Prejudice and Me

Extreme honesty alert!

Poor bear. What did the bear do to deserve this?

In any case, things I was reading today about other people’s biases gave me pause to think about my own. As hard as I’ve worked to overcome different kinds of prejudice, some seem almost hard wired. I have no scientific basis to go on, but my gut feeling is that these are the ones I learned when I was very young, before my ability to make judgments like that on my own kicked in.

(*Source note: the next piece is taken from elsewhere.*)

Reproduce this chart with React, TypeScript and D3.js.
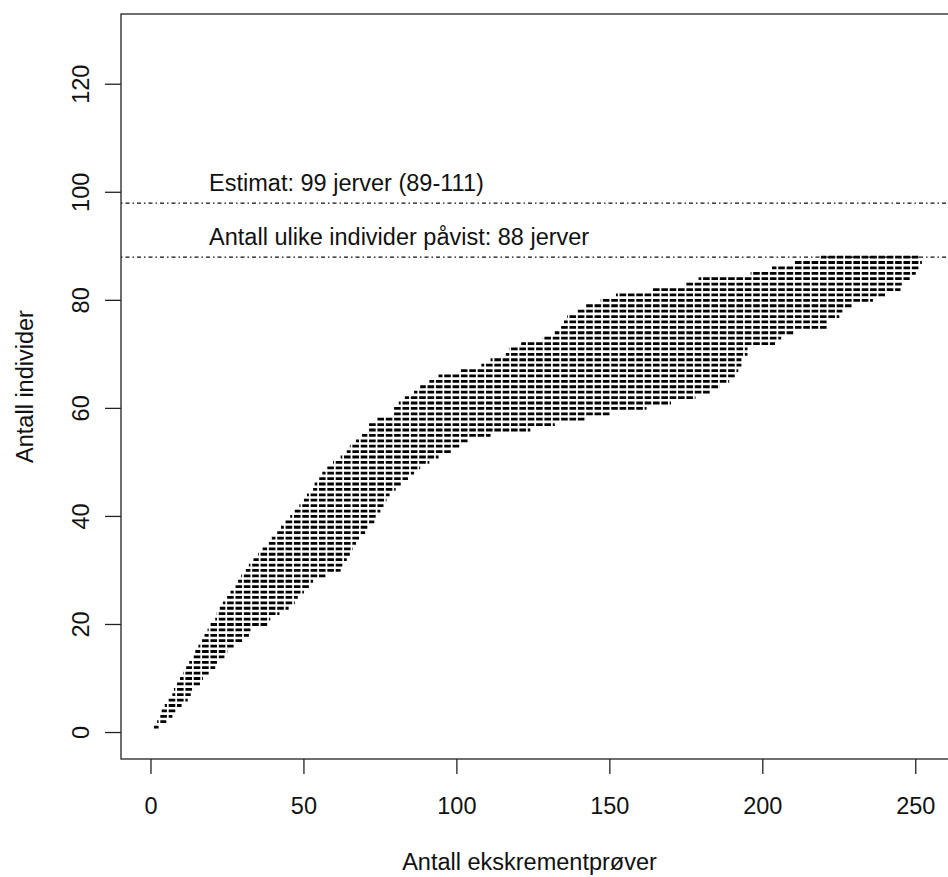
import * as d3 from 'd3';
import React, { useEffect, useRef } from 'react';

// individuals found (y) and the range of sample counts (x) where that count shows up
const individuals = [
  1, 2, 3, 4, 5, 6, 7, 8, 9, 10, 11, 12, 13, 14, 15, 16, 17, 18, 19, 20, 21, 22,
  23, 24, 25, 26, 27, 28, 29, 30, 31, 32, 33, 34, 35, 36, 37, 38, 39, 40, 41, 42, 43, 44,
  45, 46, 47, 48, 49, 50, 51, 52, 53, 54, 55, 56, 57, 58, 59, 60, 61, 62, 63, 64, 65, 66,
  67, 68, 69, 70, 71, 72, 73, 74, 75, 76, 77, 78, 79, 80, 81, 82, 83, 84, 85, 86, 87, 88
];
const minSamples = [
  1, 2, 2.5, 3.5, 4.5, 5.5, 7, 7.5, 8.5, 9.5, 10.5, 11.5, 12.5, 13.5, 14.5, 15.5, 16.5, 17.5, 18.5, 19.5, 21, 21.5,
  22.5, 23.5, 24.5, 26, 27.5, 28.5, 29.5, 31, 32, 33.5, 35, 36.5, 38, 39.5, 41, 42.5, 44, 45.5, 47, 48.5, 50, 51,
  53, 53.5, 55, 56, 57.5, 59.5, 62, 64, 65, 67, 69, 71, 71, 74, 79, 79, 81, 83, 86, 88, 91, 94,
  101, 108, 111, 116, 117, 121, 128, 132, 134, 135, 136, 139, 142, 147, 152, 164, 175, 179, 196, 203, 210, 219
];
const maxSamples = [
  3, 5, 7, 8, 10, 12, 13, 14, 16, 17, 19, 21, 22, 24, 25, 27, 30, 32, 33, 38, 39, 42,
  45, 47, 48, 50, 52, 53, 57, 62, 63, 64, 65, 66, 67, 68, 70, 71, 73, 74, 75, 76, 77, 78,
  80, 82, 84, 86, 88, 91, 94, 98, 101, 104, 111, 124, 132, 142, 150, 162, 170, 178, 183, 186, 189, 191,
  192, 193, 193, 195, 195, 204, 206, 210, 221, 221, 225, 226, 229, 236, 240, 245, 246, 248, 250, 251, 252, 251
];

const xTicks = [0, 50, 100, 150, 200, 250];
const yTicks = [0, 20, 40, 60, 80, 100, 120];
const refValues = [98, 88];
const refLabels = ['Estimat: 99 jerver (89-111)', 'Antall ulike individer påvist: 88 jerver'];
const refLabelX = 19;

export default function App() {
  const ref = useRef<SVGSVGElement>(null);

  useEffect(() => {
    const svg = d3.select(ref.current);
    svg.selectAll('*').remove();

    const x = d3.scaleLinear().domain([-9.8, 262.5]).range([121, 954]);
    const y = d3.scaleLinear().domain([-4.9, 133]).range([759, 14]);
    const font = "'Liberation Sans', Arial, sans-serif";
    const fs = 23.5;

    // dashed rows
    const period = 8.35;
    const x0 = x(0) + 1;
    svg
      .append('g')
      .selectAll('line')
      .data(individuals)
      .enter()
      .append('line')
      .attr('x1', (d, i) => x(minSamples[i]))
      .attr('x2', (d, i) => x(maxSamples[i]))
      .attr('y1', (d) => y(d))
      .attr('y2', (d) => y(d))
      .attr('stroke', '#000')
      .attr('stroke-width', 2.8)
      .attr('stroke-dasharray', '6.6,1.75')
      .attr('stroke-dashoffset', (d, i) => {
        const o = (x(minSamples[i]) - x0) % period;
        return o < 0 ? o + period : o;
      });

    // reference lines
    svg
      .append('g')
      .selectAll('line')
      .data(refValues)
      .enter()
      .append('line')
      .attr('x1', x.range()[0])
      .attr('x2', x.range()[1])
      .attr('y1', (d) => y(d))
      .attr('y2', (d) => y(d))
      .attr('stroke', '#111')
      .attr('stroke-width', 1.1)
      .attr('stroke-dasharray', '1.5,3,4,3');

    svg
      .append('g')
      .selectAll('text')
      .data(refValues)
      .enter()
      .append('text')
      .attr('x', x(refLabelX))
      .attr('y', (d) => y(d) - 12.5)
      .attr('font-family', font)
      .attr('font-size', fs)
      .attr('fill', '#111')
      .text((d, i) => refLabels[i]);

    // box
    svg
      .append('rect')
      .attr('x', x.range()[0])
      .attr('y', y.range()[1])
      .attr('width', x.range()[1] - x.range()[0])
      .attr('height', y.range()[0] - y.range()[1])
      .attr('fill', 'none')
      .attr('stroke', '#222')
      .attr('stroke-width', 1.3);

    // x axis
    const gx = svg.append('g').attr('transform', 'translate(0,' + y.range()[0] + ')');
    gx.selectAll('line')
      .data(xTicks)
      .enter()
      .append('line')
      .attr('x1', (d) => x(d))
      .attr('x2', (d) => x(d))
      .attr('y1', 0)
      .attr('y2', 15)
      .attr('stroke', '#222')
      .attr('stroke-width', 1.3);
    gx.selectAll('text')
      .data(xTicks)
      .enter()
      .append('text')
      .attr('x', (d) => x(d))
      .attr('y', 55)
      .attr('text-anchor', 'middle')
      .attr('font-family', font)
      .attr('font-size', fs)
      .attr('fill', '#111')
      .text((d) => d);

    // y axis
    const gy = svg.append('g').attr('transform', 'translate(' + x.range()[0] + ',0)');
    gy.selectAll('line')
      .data(yTicks)
      .enter()
      .append('line')
      .attr('x1', -16)
      .attr('x2', 0)
      .attr('y1', (d) => y(d))
      .attr('y2', (d) => y(d))
      .attr('stroke', '#222')
      .attr('stroke-width', 1.3);
    gy.selectAll('text')
      .data(yTicks)
      .enter()
      .append('text')
      .attr('transform', (d) => 'translate(-32,' + y(d) + ') rotate(-90)')
      .attr('text-anchor', 'middle')
      .attr('font-family', font)
      .attr('font-size', fs)
      .attr('fill', '#111')
      .text((d) => d);

    svg
      .append('text')
      .attr('x', (121 + 954) / 2 - 8)
      .attr('y', 870)
      .attr('text-anchor', 'middle')
      .attr('font-family', font)
      .attr('font-size', fs)
      .attr('fill', '#111')
      .text('Antall ekskrementprøver');

    svg
      .append('text')
      .attr('transform', 'translate(33,' + (y.range()[0] + y.range()[1]) / 2 + ') rotate(-90)')
      .attr('text-anchor', 'middle')
      .attr('font-family', font)
      .attr('font-size', fs)
      .attr('fill', '#111')
      .text('Antall individer');
  }, []);

  return (
    <svg
      ref={ref}
      width={948}
      height={877}
      style={{ position: 'absolute', left: 0, top: 0, background: '#fff' }}
    />
  );
}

Yep, I’m a white person. I was raised in a Southern US white culture. Some of the prejudices of that group rub off. I’ve spent many years dwelling on this, and it doesn’t make me happy. I know that having slave ancestors as well as slave owning ancestors is something to think about. I know I have biases in other areas that skew my opinions. I know I can’t fix past things. But I know I can work hard to treat people fairly today.

Where Prejudice Comes From (for me)

I sure know where a lot of my prejudices come from, and that’s my mom, whom I loved dearly, but I could tell from an early age had some extra doozies of flaws. One was her wide range of racial and ethnic stereotypes. She had a bad World War II experience (lost a fiance) and was pissed off at Japanese people and Germans (they spit when they talk) her whole life. She was also quite opposed to “white trash,” and kept telling us not to be like them. And she both loved black people personally and said awful things about them them as a group (probably from her own upbringing). All this stuff confused the heck out of me, and even though I was uncomfortable with the things she said and did, I know some of it sunk in.

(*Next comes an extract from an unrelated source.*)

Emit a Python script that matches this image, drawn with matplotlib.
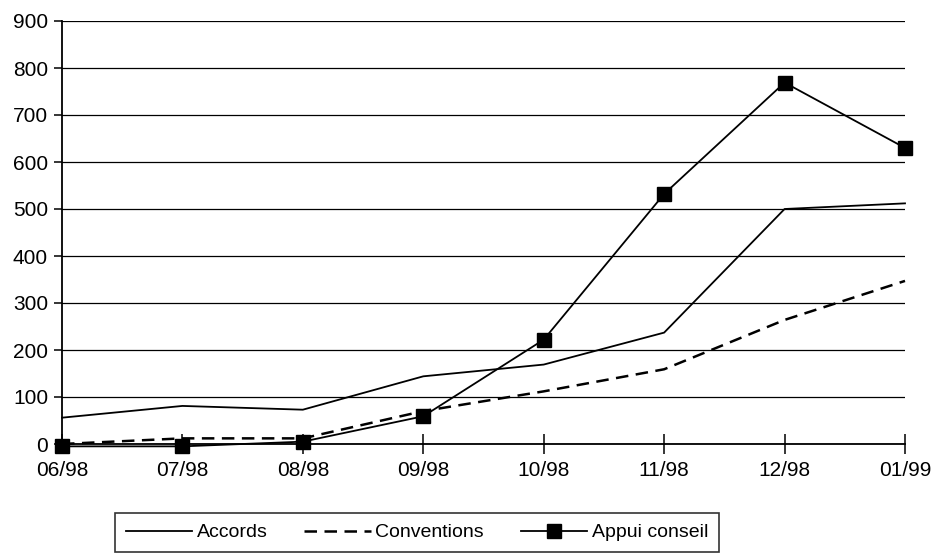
import numpy as np
import matplotlib
matplotlib.use('Agg')
import matplotlib.pyplot as plt

plt.rcParams['font.family'] = ['Liberation Sans', 'DejaVu Sans']

months = ['06/98', '07/98', '08/98', '09/98', '10/98', '11/98', '12/98', '01/99']
accords = [56, 81, 73, 144, 169, 237, 500, 512]
conventions = [0, 12, 12, 70, 112, 159, 264, 347]
appui_conseil = [-5, -5, 5, 59, 222, 532, 769, 630]

fig = plt.figure(figsize=(9.35, 5.53), dpi=100)
ax = fig.add_axes([62 / 935, 1 - 444 / 553, (905 - 62) / 935, (444 - 21) / 553])

x = np.arange(len(months))
ax.plot(x, accords, '-', color='black', lw=1.3, label='Accords')
ax.plot(x, conventions, '--', color='black', lw=1.8, dashes=(5, 3), label='Conventions')
ax.plot(x, appui_conseil, '-', color='black', lw=1.3, marker='s', markersize=9.5,
        label='Appui conseil')

ax.set_xlim(0, len(months) - 1)
ax.set_ylim(0, 900)
ax.set_yticks(np.arange(0, 901, 100))
ax.set_xticks(x)
ax.set_xticklabels(months)
ax.yaxis.grid(True, color='black', lw=0.9)
ax.set_axisbelow(True)

for side in ['top', 'right']:
    ax.spines[side].set_visible(False)
ax.spines['left'].set_linewidth(1.3)
ax.spines['bottom'].set_linewidth(1.3)
ax.spines['bottom'].set_position(('data', 0))
ax.tick_params(axis='y', direction='out', length=6, width=1.1, labelsize=15, pad=4)
ax.tick_params(axis='x', direction='inout', length=14, width=1.1, labelsize=15, pad=5)
for line in ax.lines:
    line.set_clip_on(False)

leg = fig.legend(loc='upper left', bbox_to_anchor=(115 / 935, 1 - 513 / 553), ncol=3,
                 frameon=True, fancybox=False, edgecolor='black', fontsize=14,
                 handlelength=3.4, handletextpad=0.25, columnspacing=1.9,
                 borderpad=0.55, borderaxespad=0)
leg.get_frame().set_linewidth(1.2)

plt.savefig('out.png', dpi=100)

Skin is just skin. Cultural differences are interesting, not scary. Yep. All images from here down from Twenty20.

Thanks to my upbringing, I was scared of black people and looked down from my barely middle-class perch at poor white people. I have a feeling many of my black and poor white future friends came about from me wanting to distance myself from my mom and not wanting to be like that. At least I stuck around to like my friends as people. But to this day, I get this tiny bit of negativity that my higher thought processes immediately slap down. Whew, no wonder racial stereotypes and prejudices are so hard to eradicate, when even someone who knows better and wants to judge people on who they are, not how they look, still deals with childhood crap.

Continue reading “Prejudice and Me”

Whew. I’m Irrational.

I’m really having a harder than usual time listening to people lumping me in with some group of tantrum-prone babies because I have differing opinions from them. I’m not using my best words, either, which doesn’t help. I can work on me, though, after listening to my friends’ criticisms of me.

I am not Supergirl. I’m fallible human woman.

It is so hard to not stereotype groups of people when people say stuff like this to and about me:

Attack when the opinion differs. Humiliate when you don’t get your own way. Scream in people’s faces like a spoiled child when you can’t make someone succumb to your way of thinking. They are a bunch of spoiled brats who don’t know how to communicate, they never had to. They were led to believe no one loses, that someone calling you a name will destroy who you are instead of defending yourself, they were taught any college degree is worth an above average wage, even though it might have been in fashion, or liberal arts! We used to sit, have discussions, not arguments. We never disowned our friends and families because we disagreed with their policies. We never had to convince our friends, we only gave our viewpoints and that was ok. This new political party is a rude, childish, a true embarrassment to us all.

a guy on Facebook who I don’t know

Wow, I’d said that some people find it really important to own objects designed for killing, while other people want to have more peaceful, secure lives. I do realize that when people expect a certain type of words to come out of people they don’t like as a group, they will interpret the words in the worst way possible. And I am NOT at my word-smithing best today. I am sorry for that, honest!

Summary

Anyway, gun-loving friends, I do not think you all want to kill people. Pacifist friends, I am against killing people, so would use the shotgun I own only to scare away animals. That’s just me. You feel how you want to feel.

I really DO want to sit and have discussion. And folks, name-calling may well make you feel better, but I don’t like it. Why? Not because it hurts my feelings. No, because it stops any rational dialog in its tracks and just leads to escalating labeling and ranting, not listening. Or, as in my case, I just leave the “conversation” and concentrate on places where I actually can engage in dialogue and learn from others.

When you feel attacked, you defend, even if you don’t want to. So, this is my public apology to anyone I’ve been unfair to on social media. Now you know why I’be been trying to keep quiet. I will work on figuring out a way to share my thoughts without inadvertently making others feel attacked.

I admit that studying this got me more upset yesterday. And it’s made me vow to not be part of the problem.